Cooperative Program ends 2008 down 4.8 percent

Cooperative Program ends 2008 down 4.8 percent
Norman Jameson, BR Editor
January 23, 2009

Mission gifts from North Carolina Baptist churches through the Cooperative Program were down 4.8 percent from 2007, according to final figures from the Baptist State Convention (BSC).

This marks the second consecutive year and fourth year of the past six that one year’s gifts were lower than the previous year. The 2008 gifts missed the budget by 11.5 percent, or $4.5 million, which has prompted internal budget adjustments for 2009.

The $34,485,968 given in 2008 was $1.7 million lower than in 2007 and actually $1.1 million lower than gifts in 2002.

Despite the shortfalls, John Butler, BSC executive leader for business services, said the Convention finished operations in the black. Convention, board and board group operations comprise just $14.5 million of a $39 million budget, so the Convention does not suffer the full brunt of a shortfall.

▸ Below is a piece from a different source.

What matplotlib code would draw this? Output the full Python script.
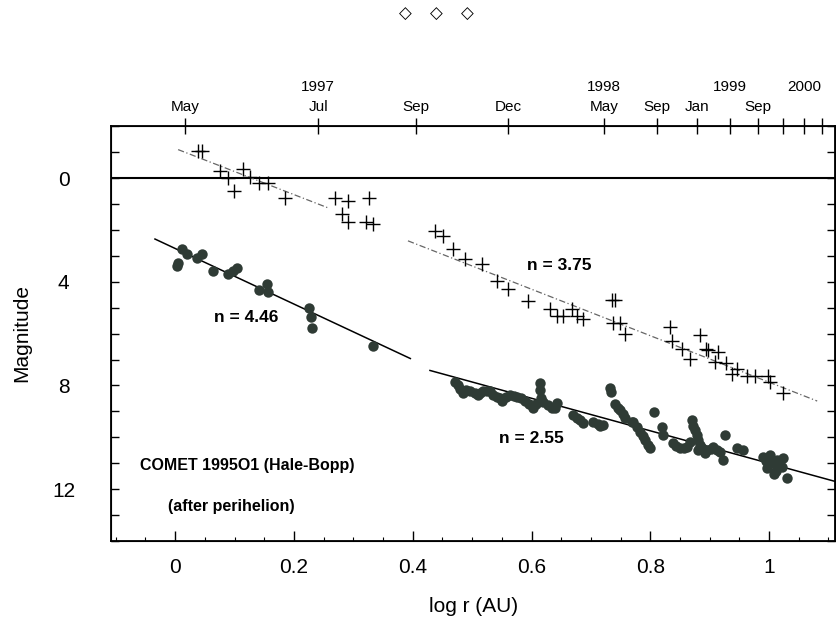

BSC agencies and institutions and the national mission partners, whose Cooperative Program income is based on a percentage of receipts at the Convention office, share the pain. The $39.3 million budget adopted in 2007 for 2009 still includes $3.4 million for the colleges, which are in the second year of their decreasing income from Cooperative Program, which they gave up in exchange for the ability to name their own trustees. Baptist Retirement Homes receives nothing.

In a press release, Milton A. Hollifield Jr., BSCNC executive director-treasurer expressed gratitude “to North Carolina Baptist churches who have continued to support Cooperative Program missions through the BSCNC even when many local church budgets are running at deficit levels.”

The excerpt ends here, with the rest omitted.